The Man in the White Sharkskin Suit by Lucette Lagnado. I like some of the imagery, and I like learning about Cairo of the ’40s. Memoirs in general, however, often suffer from editing problems. The authors often want to include every detail of their family’s lives because it’s important to them. Audiences don’t always feel the same way. Reading this book and Bezmozgis’s simultaneously puts HIAS on my brain. And, of course, what HIAS stands for: Jews in motion, Jews in European purgatories between there and here.
The Free World by David Bezmozgis. This is not a book by Aleksandr Sozhenitsyn capturing the essence of the Soviet experience; nor does it fit nicely into the new genre being created by Russian emigrés (Vapnayar, Shteyngart, Ulinich, Krasikov). The Free World is not about the “land of the free,” a chosen destination, but instead about the liminal or transitional space that exists in the movement toward it, in the choosing itself. Think of a plane flying from the Soviet Union to North America, from East to West, from Communism to Capitalism. Imagine, if you will, that someone is able to slow down time, to stop that plane mid-flight, and hold it there for half a year or more. Finally, picture a master of elegant, economical prose peeling back the fuselage walls and describing all he sees there. Now call the airplane Rome, and you have The Free World.
And China Has Hands by H. T. Tsiang. A short, but provocative read. The Chinese immigrant to America arrives in NYC thinking he will make his fortune; the biracial black-Asian Southern woman comes to NYC to escape her fate as a “Negress” in a segregated society.
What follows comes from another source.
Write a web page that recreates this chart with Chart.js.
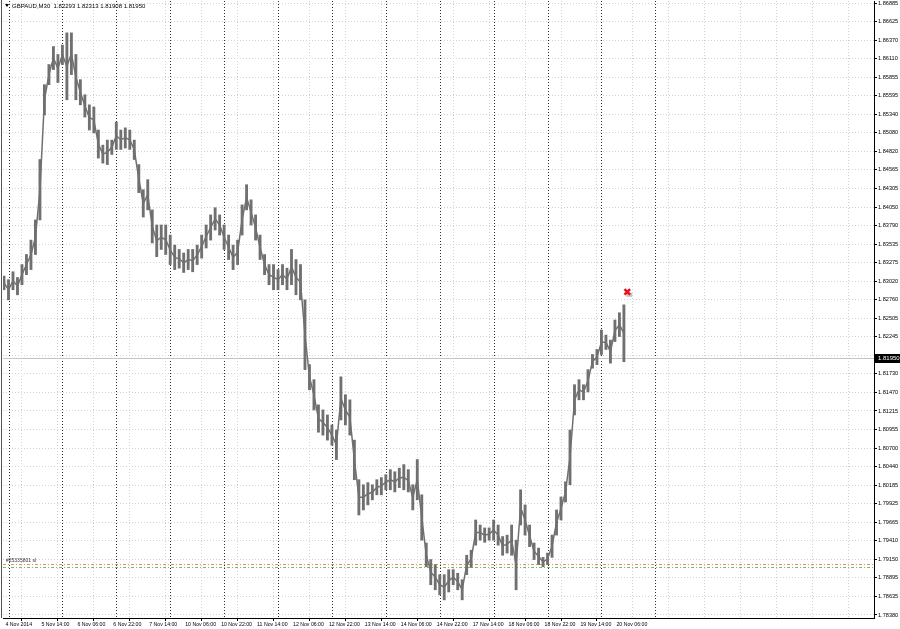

The two meet but but can’t seem to see each other beyond their own expectations of each other (she fetishizes and Orientalizes him; he fetishizes women and their body parts–his favorite body parts being women’s ‘tennis balls with Lee Chee nuts’) until they are both destroyed by the cruel, capitalist, machine-driven world they inhabit.
Mythologies by Roland Barthes. I’ve read a number of these essays before, but I’ve never read the whole collection. It’s great! Barthes is always counterintuitive–whether he’s describing Einstein’s brain, an abbé’s haircut, or Elle magazine recipes (he loves Elle), he always makes me think.
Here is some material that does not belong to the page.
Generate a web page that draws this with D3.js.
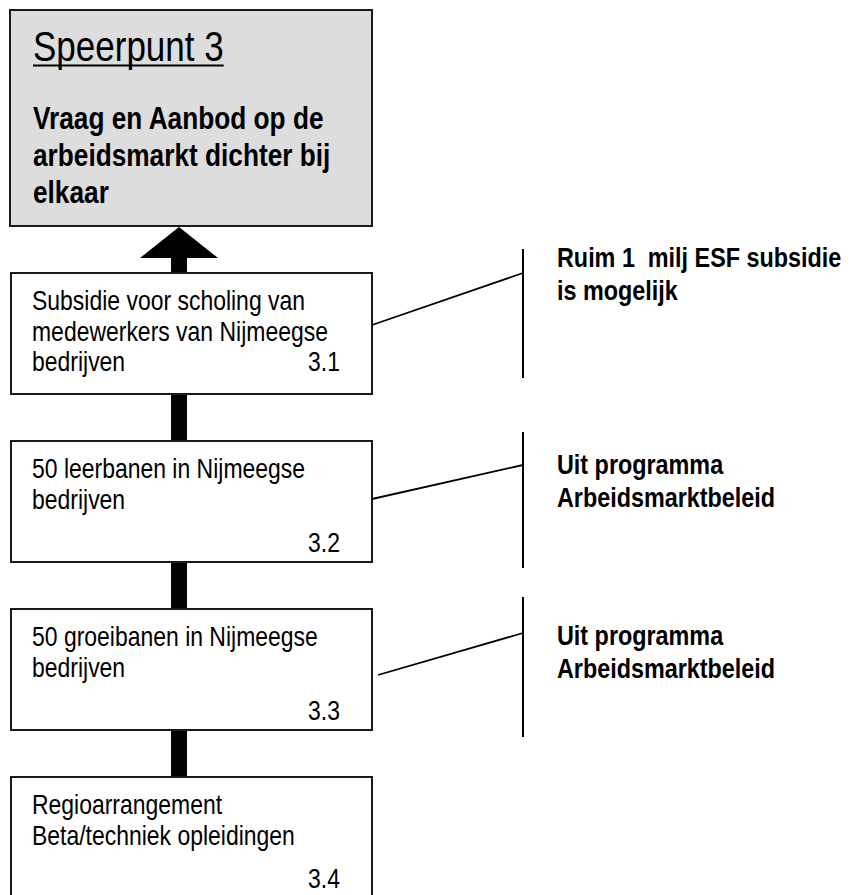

Great House by Nicole Krauss. The Great, Illuminated Loud House of Love Vegans with a Tree of Codes outside of it is incredibly good and extremely entertaining. The form, involving readers in a series of tangentially-related, mostly trauma-filled stories–with the tangent being an object–is not unfamiliar. Think The Red Violin or (sorry, NK) People of the Book. Krauss’s use of it is just better. Engaging, interesting, and wide-ranging. Krauss makes up half of my favorite Brooklyn Books of Wonder couple.
A Gate at the Stairs by Lorrie Moore. I liked it, but it took a while for me to feel that way. I just couldn’t figure out where the story was headed, what was up with all the Jane Eyre references, and why there was this wholly gratuitous Judaism thrown in (still haven’t figured that part out). It’s not particularly believable (“Let’s have some bubbly! I was going to tell you the whole backstory of my life, like when I killed someone in Vermont and got rid of the evidence with a Mr. Clean Magic Eraser. Oops, there’s the doorbell. Go off for a couple of chapters of filler about a brush with a potential terrorist, and then I’ll get back to my drama . . .”). Then again, I’m not sure believability is what Moore’s after. It’s definitely funny, and its strongest moments are when the white parents sit around discussing how to deal with their problems with their black or biracial children.
What the Dog Saw by Malcolm Gladwell. Gladwell is a fantastic storyteller. The introduction should be read by anyone who wants to write (or teach writing). It’s about ideas and where they come from (everywhere). He marvels at his own movement from metaphor to idea describing the brandishing of a vegetable chopper: “He held it in the air as if he were holding up a Tiffany vase.” He repeats his own line and then produces a moral from it: “That’s where you find stories, in someone’s kitchen on the Jersey Shore.” (I really think someone should invite me to their kitchen on the Jersey Shore this summer. I can come up with lots of ideas).